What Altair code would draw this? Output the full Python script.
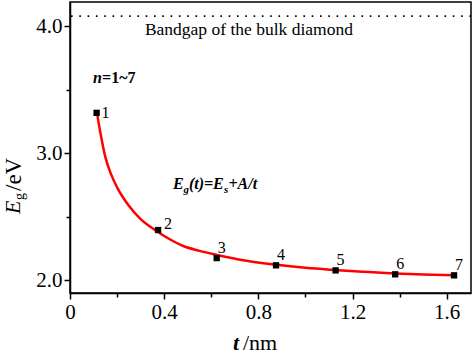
import altair as alt
import pandas as pd

# ---- data ----
t_nm = [0.113, 0.374, 0.623, 0.875, 1.128, 1.381, 1.631]
eg_ev = [3.317, 2.394, 2.173, 2.116, 2.076, 2.045, 2.037]
point_labels = ["1", "2", "3", "4", "5", "6", "7"]

# red fitted curve, read along its length
fit_t = [0.115, 0.13, 0.15, 0.175, 0.20, 0.25, 0.30, 0.361, 0.42, 0.481, 0.55, 0.624,
         0.75, 0.878, 1.00, 1.104, 1.25, 1.38, 1.50, 1.631]
fit_e = [3.313, 3.15, 2.97, 2.83, 2.73, 2.585, 2.48, 2.394, 2.325, 2.268, 2.23, 2.198,
         2.152, 2.120, 2.097, 2.082, 2.065, 2.052, 2.044, 2.037]

bulk_gap = [4.079]
bulk_text = ["Bandgap of the bulk diamond"]

x_ticks = [0.0, 0.2, 0.4, 0.6, 0.8, 1.0, 1.2, 1.4, 1.6]
y_ticks = [2.0, 2.5, 3.0, 3.5, 4.0]

FONT = "Liberation Serif"

pts = pd.DataFrame({"t": t_nm, "E": eg_ev, "lab": point_labels})
fit = pd.DataFrame({"t": fit_t, "E": fit_e})

xs = alt.Scale(domain=[0, 1.703], nice=False, zero=False)
ys = alt.Scale(domain=[1.898, 4.19], nice=False, zero=False)

x_axis = alt.Axis(
    values=x_ticks, title=None, grid=False, labelFlush=False, labelOverlap=False,
    labelFont=FONT, labelFontSize=21, labelColor="black",
    labelExpr="round(datum.value*10) % 4 == 0 ? (datum.value == 0 ? '0' : format(datum.value, '.1f')) : ''",
    tickSize={"condition": {"test": "round(datum.value*10) % 4 == 0", "value": 6}, "value": 4},
    labelPadding=2,
)
y_axis = alt.Axis(
    values=y_ticks, title=None, grid=False, labelOverlap=False,
    labelFont=FONT, labelFontSize=21, labelColor="black",
    labelExpr="round(datum.value*10) % 10 == 0 ? format(datum.value, '.1f') : ''",
    tickSize={"condition": {"test": "round(datum.value*10) % 10 == 0", "value": 6}, "value": 4},
    labelPadding=2,
)

X = alt.X("t:Q", scale=xs, axis=x_axis)
Y = alt.Y("E:Q", scale=ys, axis=y_axis)

rule = alt.Chart(pd.DataFrame({"E": bulk_gap})).mark_rule(
    color="black", strokeWidth=1.6, strokeDash=[1.6, 6.7]
).encode(y=alt.Y("E:Q", scale=ys, axis=y_axis))

bulk_lbl = alt.Chart(pd.DataFrame({"t": [0.318], "E": [3.929], "txt": bulk_text})).mark_text(
    font=FONT, fontSize=17.5, align="left", baseline="alphabetic", color="black"
).encode(x=X, y=Y, text="txt:N")

line = alt.Chart(fit).mark_line(color="#ff0000", strokeWidth=2.5, interpolate="monotone").encode(x=X, y=Y)

squares = alt.Chart(pts).mark_square(size=40, color="black", opacity=1).encode(x=X, y=Y)

lab1 = alt.Chart(pts).transform_filter("datum.lab == '1'").mark_text(
    font=FONT, fontSize=16, align="center", baseline="middle", dx=9, dy=0, color="black"
).encode(x=X, y=Y, text="lab:N")
lab2 = alt.Chart(pts).transform_filter("datum.lab == '2'").mark_text(
    font=FONT, fontSize=16, align="center", baseline="middle", dx=10, dy=-6, color="black"
).encode(x=X, y=Y, text="lab:N")
lab3 = alt.Chart(pts).transform_filter("datum.lab != '1' && datum.lab != '2'").mark_text(
    font=FONT, fontSize=16, align="center", baseline="middle", dx=5, dy=-10, color="black"
).encode(x=X, y=Y, text="lab:N")

# n = 1~7 annotation
n_df = pd.DataFrame({"t": [0.098], "E": [3.554]})
n1 = alt.Chart(n_df).mark_text(font=FONT, fontSize=16, fontWeight="bold", fontStyle="italic",
                               align="left", baseline="alphabetic", color="black", text="n").encode(x=X, y=Y)
n2 = alt.Chart(n_df).mark_text(font=FONT, fontSize=16, fontWeight="bold",
                               align="left", baseline="alphabetic", color="black", text="=1~7", dx=9).encode(x=X, y=Y)

# Eg(t)=Es+A/t
eq_df = pd.DataFrame({"t": [0.437], "E": [2.714]})
eq_parts = [("E", 16, 0, 0), ("g", 11, 10.5, 4), ("(t)=E", 16, 16, 0), ("s", 11, 51, 4), ("+A/t", 16, 55.5, 0)]
eq_layers = [
    alt.Chart(eq_df).mark_text(font=FONT, fontSize=fs, fontWeight="bold", fontStyle="italic",
                               align="left", baseline="alphabetic", color="black", text=txt, dx=dx, dy=dy
                               ).encode(x=X, y=Y)
    for txt, fs, dx, dy in eq_parts
]

# axis titles as text pieces
one = pd.DataFrame({"k": [0]})
yt_parts = [("E", 22, "italic", "normal", -50, 212), ("g", 14, "normal", "normal", -46, 198),
            ("/eV", 23, "normal", "normal", -49, 189)]
yt_layers = [
    alt.Chart(one).mark_text(font=FONT, fontSize=fs, fontStyle=st, fontWeight=wt, angle=270,
                             align="left", baseline="alphabetic", color="black", text=txt
                             ).encode(x=alt.value(px), y=alt.value(py))
    for txt, fs, st, wt, px, py in yt_parts
]
xt_parts = [("t", 22, "italic", "bold", 163, 348), ("/nm", 22, "normal", "normal", 173, 348)]
xt_layers = [
    alt.Chart(one).mark_text(font=FONT, fontSize=fs, fontStyle=st, fontWeight=wt,
                             align="left", baseline="alphabetic", color="black", text=txt
                             ).encode(x=alt.value(px), y=alt.value(py))
    for txt, fs, st, wt, px, py in xt_parts
]

chart = alt.layer(
    rule, bulk_lbl, line, squares, lab1, lab2, lab3, n1, n2, *eq_layers, *yt_layers, *xt_layers
).properties(
    width=401, height=291,
    autosize=alt.AutoSizeParams(type="none"),
    padding={"left": 70, "top": 2, "right": 2, "bottom": 63},
    background="white",
).configure_view(
    stroke="black", strokeWidth=1.5
).configure_axis(
    domainColor="black", domainWidth=1.5, tickColor="black", tickWidth=1.5,
    labelFont=FONT, labelFontSize=21, labelColor="black",
)

chart.save("out.html", embed_options={"renderer": "svg", "actions": False})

__What is required__
Reproduce all of the data exactly, omitting each picture it holds.

__The solution__
What Altair code would draw this? Output the full Python script.
import altair as alt
import pandas as pd

# ---- data ----
t_nm = [0.113, 0.374, 0.623, 0.875, 1.128, 1.381, 1.631]
eg_ev = [3.317, 2.394, 2.173, 2.116, 2.076, 2.045, 2.037]
point_labels = ["1", "2", "3", "4", "5", "6", "7"]

# red fitted curve, read along its length
fit_t = [0.115, 0.13, 0.15, 0.175, 0.20, 0.25, 0.30, 0.361, 0.42, 0.481, 0.55, 0.624,
         0.75, 0.878, 1.00, 1.104, 1.25, 1.38, 1.50, 1.631]
fit_e = [3.313, 3.15, 2.97, 2.83, 2.73, 2.585, 2.48, 2.394, 2.325, 2.268, 2.23, 2.198,
         2.152, 2.120, 2.097, 2.082, 2.065, 2.052, 2.044, 2.037]

bulk_gap = [4.079]
bulk_text = ["Bandgap of the bulk diamond"]

x_ticks = [0.0, 0.2, 0.4, 0.6, 0.8, 1.0, 1.2, 1.4, 1.6]
y_ticks = [2.0, 2.5, 3.0, 3.5, 4.0]

FONT = "Liberation Serif"

pts = pd.DataFrame({"t": t_nm, "E": eg_ev, "lab": point_labels})
fit = pd.DataFrame({"t": fit_t, "E": fit_e})

xs = alt.Scale(domain=[0, 1.703], nice=False, zero=False)
ys = alt.Scale(domain=[1.898, 4.19], nice=False, zero=False)

x_axis = alt.Axis(
    values=x_ticks, title=None, grid=False, labelFlush=False, labelOverlap=False,
    labelFont=FONT, labelFontSize=21, labelColor="black",
    labelExpr="round(datum.value*10) % 4 == 0 ? (datum.value == 0 ? '0' : format(datum.value, '.1f')) : ''",
    tickSize={"condition": {"test": "round(datum.value*10) % 4 == 0", "value": 6}, "value": 4},
    labelPadding=2,
)
y_axis = alt.Axis(
    values=y_ticks, title=None, grid=False, labelOverlap=False,
    labelFont=FONT, labelFontSize=21, labelColor="black",
    labelExpr="round(datum.value*10) % 10 == 0 ? format(datum.value, '.1f') : ''",
    tickSize={"condition": {"test": "round(datum.value*10) % 10 == 0", "value": 6}, "value": 4},
    labelPadding=2,
)

X = alt.X("t:Q", scale=xs, axis=x_axis)
Y = alt.Y("E:Q", scale=ys, axis=y_axis)

rule = alt.Chart(pd.DataFrame({"E": bulk_gap})).mark_rule(
    color="black", strokeWidth=1.6, strokeDash=[1.6, 6.7]
).encode(y=alt.Y("E:Q", scale=ys, axis=y_axis))

bulk_lbl = alt.Chart(pd.DataFrame({"t": [0.318], "E": [3.929], "txt": bulk_text})).mark_text(
    font=FONT, fontSize=17.5, align="left", baseline="alphabetic", color="black"
).encode(x=X, y=Y, text="txt:N")

line = alt.Chart(fit).mark_line(color="#ff0000", strokeWidth=2.5, interpolate="monotone").encode(x=X, y=Y)

squares = alt.Chart(pts).mark_square(size=40, color="black", opacity=1).encode(x=X, y=Y)

lab1 = alt.Chart(pts).transform_filter("datum.lab == '1'").mark_text(
    font=FONT, fontSize=16, align="center", baseline="middle", dx=9, dy=0, color="black"
).encode(x=X, y=Y, text="lab:N")
lab2 = alt.Chart(pts).transform_filter("datum.lab == '2'").mark_text(
    font=FONT, fontSize=16, align="center", baseline="middle", dx=10, dy=-6, color="black"
).encode(x=X, y=Y, text="lab:N")
lab3 = alt.Chart(pts).transform_filter("datum.lab != '1' && datum.lab != '2'").mark_text(
    font=FONT, fontSize=16, align="center", baseline="middle", dx=5, dy=-10, color="black"
).encode(x=X, y=Y, text="lab:N")

# n = 1~7 annotation
n_df = pd.DataFrame({"t": [0.098], "E": [3.554]})
n1 = alt.Chart(n_df).mark_text(font=FONT, fontSize=16, fontWeight="bold", fontStyle="italic",
                               align="left", baseline="alphabetic", color="black", text="n").encode(x=X, y=Y)
n2 = alt.Chart(n_df).mark_text(font=FONT, fontSize=16, fontWeight="bold",
                               align="left", baseline="alphabetic", color="black", text="=1~7", dx=9).encode(x=X, y=Y)

# Eg(t)=Es+A/t
eq_df = pd.DataFrame({"t": [0.437], "E": [2.714]})
eq_parts = [("E", 16, 0, 0), ("g", 11, 10.5, 4), ("(t)=E", 16, 16, 0), ("s", 11, 51, 4), ("+A/t", 16, 55.5, 0)]
eq_layers = [
    alt.Chart(eq_df).mark_text(font=FONT, fontSize=fs, fontWeight="bold", fontStyle="italic",
                               align="left", baseline="alphabetic", color="black", text=txt, dx=dx, dy=dy
                               ).encode(x=X, y=Y)
    for txt, fs, dx, dy in eq_parts
]

# axis titles as text pieces
one = pd.DataFrame({"k": [0]})
yt_parts = [("E", 22, "italic", "normal", -50, 212), ("g", 14, "normal", "normal", -46, 198),
            ("/eV", 23, "normal", "normal", -49, 189)]
yt_layers = [
    alt.Chart(one).mark_text(font=FONT, fontSize=fs, fontStyle=st, fontWeight=wt, angle=270,
                             align="left", baseline="alphabetic", color="black", text=txt
                             ).encode(x=alt.value(px), y=alt.value(py))
    for txt, fs, st, wt, px, py in yt_parts
]
xt_parts = [("t", 22, "italic", "bold", 163, 348), ("/nm", 22, "normal", "normal", 173, 348)]
xt_layers = [
    alt.Chart(one).mark_text(font=FONT, fontSize=fs, fontStyle=st, fontWeight=wt,
                             align="left", baseline="alphabetic", color="black", text=txt
                             ).encode(x=alt.value(px), y=alt.value(py))
    for txt, fs, st, wt, px, py in xt_parts
]

chart = alt.layer(
    rule, bulk_lbl, line, squares, lab1, lab2, lab3, n1, n2, *eq_layers, *yt_layers, *xt_layers
).properties(
    width=401, height=291,
    autosize=alt.AutoSizeParams(type="none"),
    padding={"left": 70, "top": 2, "right": 2, "bottom": 63},
    background="white",
).configure_view(
    stroke="black", strokeWidth=1.5
).configure_axis(
    domainColor="black", domainWidth=1.5, tickColor="black", tickWidth=1.5,
    labelFont=FONT, labelFontSize=21, labelColor="black",
)

chart.save("out.html", embed_options={"renderer": "svg", "actions": False})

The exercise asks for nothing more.